In January, some thought the situation for the wind industry's biggest manufacturer could not get worse — after 2,335 jobs cuts, profits warnings and the departure of several senior executives, including chief technology officer Finn Stromm Madsen and offshore chief Anders Soe-Jensen. Vestas' profit warnings were, in part, the result of high research-and-development costs and the failure to bring online a generator factory for its latest V112 and Gridstreamer turbines.
Just three weeks later, Vestas announced the sacking of two recent board appointees, Rieks and chief financial officer Henrik Norremark. In response, chief executive Ditlev Engel said he would assume their roles. It was also announced that board chair Bent Carlsen and deputy chair Torsten Rasmussen along with two other board members would not seek re-election at Vestas' annual general meeting (AGM) in Arhus, Denmark on 29 March. Carlsen has been seen as a supporter of Engel. Compounding all this was Vestas' failure to meet its own preliminary revenue figure for 2011.
Alone in troubled times
Since then the remainder of the board have nominated Sony Ericsson president Bert Nordberg to replace Carlsen at the helm. Although the mobile-phone manufacturer had a torrid 2011, suffering a €248 million loss, the nomination has been generally positive. There is no indication of Nordberg's plans, but Julien Desmaretz, a renewable energy analyst at Bryan Garnier & Co, said he had good experience of corporate restructuring. Also, Lars Olof Josefsson, a former president of both Alstom Power and Siemens Industrial and current president of the Sandvik Mining Corporation, is being nominated for deputy chairman. "The company is left without a deputy chairman, and half the executive management is missing at a time when strong decisions need to be taken, especially regarding better costs management," said Desmaretz.
Vestas faces a number of challenges, including overcapacity and falling margins. According to Bloomberg New Energy Finance, wind manufacturers are being hit by falling turbine prices on older turbines, including the V90, while younger products, such as the V112, are being sold too cheaply.
The Danish manufacturer is also struggling in the burgeoning offshore market, where it has fallen behind Siemens and now Repower, both of which have larger-capacity turbines.
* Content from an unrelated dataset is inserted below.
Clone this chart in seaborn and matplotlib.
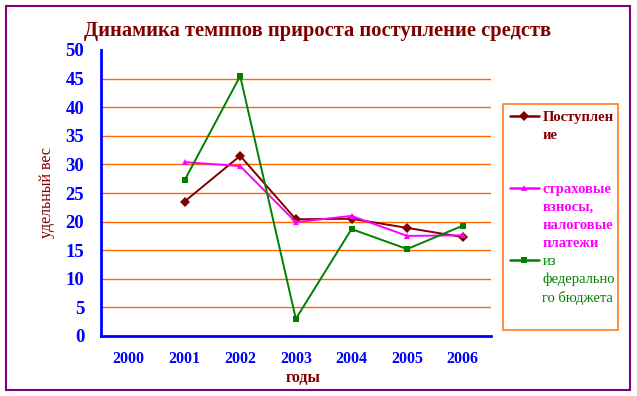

Engel has even admitted that Vestas could bring in partners to help it develop its V164 7MW next-generation offshore turbine.
Martin Lykkes, owner of Danish investment broker NPForex, has long been critical of Vestas' management, describing the current situation as "total chaos". "If the shareholders want [Engel] to step down, but they've said it's not their job to pick a new CEO, that's a job for the new board,' he said. "I'd be very surprised if they gave him a chance. The other problem is him stating the strategy is 100% clear, so he's giving no room to the new board to disagree with his strategy," said Lykkes. "For me, it's obvious there will be major changes."
The likelihood is that Engel will still be CEO by the time of the company's AGM at the end of this month. This is when shareholders — who did not receive a 2011 dividend — will vote on Carlsen's replacement. If the incoming chairman wants change it could prove Engel's final curtain call on the wind industry's number-one stage.